The Velopresso is the invention of Royal College of Art students Lasse Oiva and Amos Field Reid. It’s a fully human powered bicycle and coffee maker, driven by Gates Belt Drive to keep it all clean and grease free.
The design uses two belt driven systems – one to move the bike from point A to point B, the other to drive the grinder and other moving parts required to turn roasted beans into the sweet brown liquid so many of us enjoy. The only fuel used is a camp stove to boil the water and create steam, but Reid says they’re trying to figure out a way to create ethanol fuel from spent grounds. The goal is a zero carbon system.
Get your fix below…
The design has already won a Deutsche Bank Award 2012 for Design and 2nd place in the 2012 Pininfarina Design Contest. Now, they’re looking to commercialize the bike and have it roaming the streets of Europe and North America selling clean, green coffee.
A transmission lever switches pedal power from the wheels to the grinder, producing a double shot of espresso worth of grounds in about five seconds.
Thanks to Paul for the tip!
Wow! Seemingly smart guys wasting so much time on something so worthless. Awesome in its absurdity.
3 wheels=tricycle…? Not BIcycle.
That is awesome.
@CJ – For a cart vendor, this is not by any means absurd and would allow more profit by eliminating a battery or generator for electricity. It also removes the hassle of needing a tow vehicle to move the cart from place to place, unless of course you’re going a very long distance. I think these would be great in downtown tourist and business areas.
I’m constantly amazed by how people here are so quick to bash anything outside their narrow view of the cycling world.
Let me guess… the next project is a Velomicrobrewery?
It never ceases to amaze me how (deleted)
@Rhys – SO true !!! :-))
Me likey very much.
The real question is how good is his coffee? I assume he doesn’t refrigeration, and thus I can’t get a latte from him. Cool project.
Super cool!
Psi Squared, on their website you can see the outline of milk jugs (or some liquid container). If this were me, I’d use a small compartment for dry ice to keep milk at a decent temp for a good amount of time. Maybe they have a similar setup?
That’s hot.
Oh, and +1 Rhys.
Few things in life are better than bikes and espresso, and when they come together, it’s pure f*ing magic. Aside from the innate coolness of the concept, I love how well done it all is: from the machine-complementing finish of the shroud to the graphics on the side displaying the inner workings. Even the logo is cool.
@Psi, latte is not coffee. coffee is coffee. stop with cow mucus already.
@Steve: agree on both points. Surprised the dentist envy comments aren’t in yet!
The smug greening of a luxury… well done.
dose it come with a jack to repair flat tires?
How is this not in Portland?
+1 for Joe T… just the black stuff please!
Wow, I’m surprised at some of the NEGATIVE comments here.
Why not support those who invent?
And, yes Latte’ IS a coffee.

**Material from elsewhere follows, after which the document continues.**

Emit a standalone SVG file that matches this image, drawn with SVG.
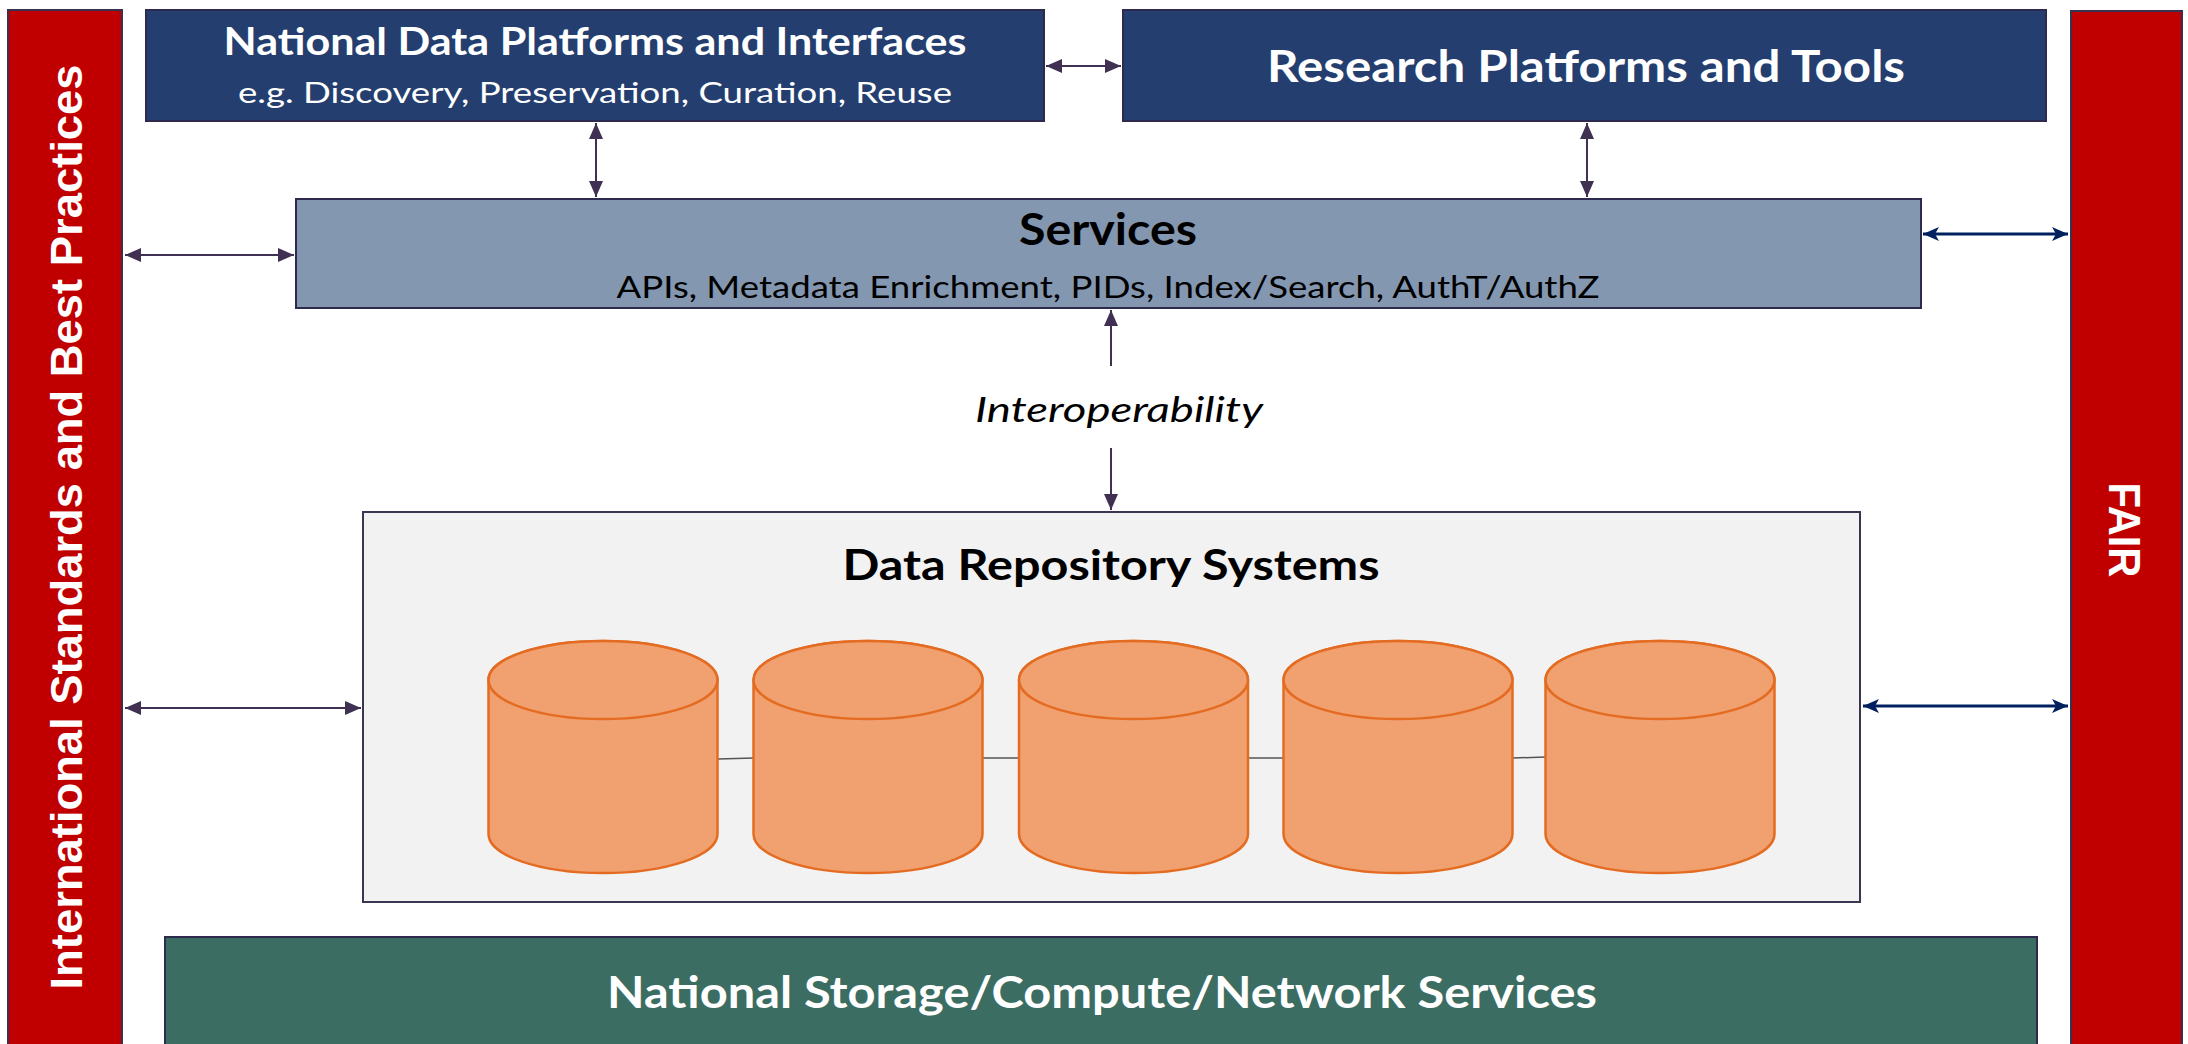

Geez people…
If they were really looking for a zero carbon system, they should look into boiling water using an belt-driven electric generator coupled to a resistive heating element. But then again, that’s a lot of pedaling just to boil water.
Usualy negative people means owners of the negative comments!
The guys who invented this are really cool , smart , and trying to save the world and bringing you coffe at any place or any corner of the town.
Wish them all the best and hope that next project will bring bikebakery????
Sweet idea! I can think of a lot of places one could make a decent income with one of these (beach-fronts, parades, city squares). Milk can be kept fresh in an insulated box no prob and if they got a coffee grinder in there, there is no reason they cant fit a mixer to froth up the milk.
Genius! I want one. This is a potential gold mine! Wonder if you could race with it on a velodrome?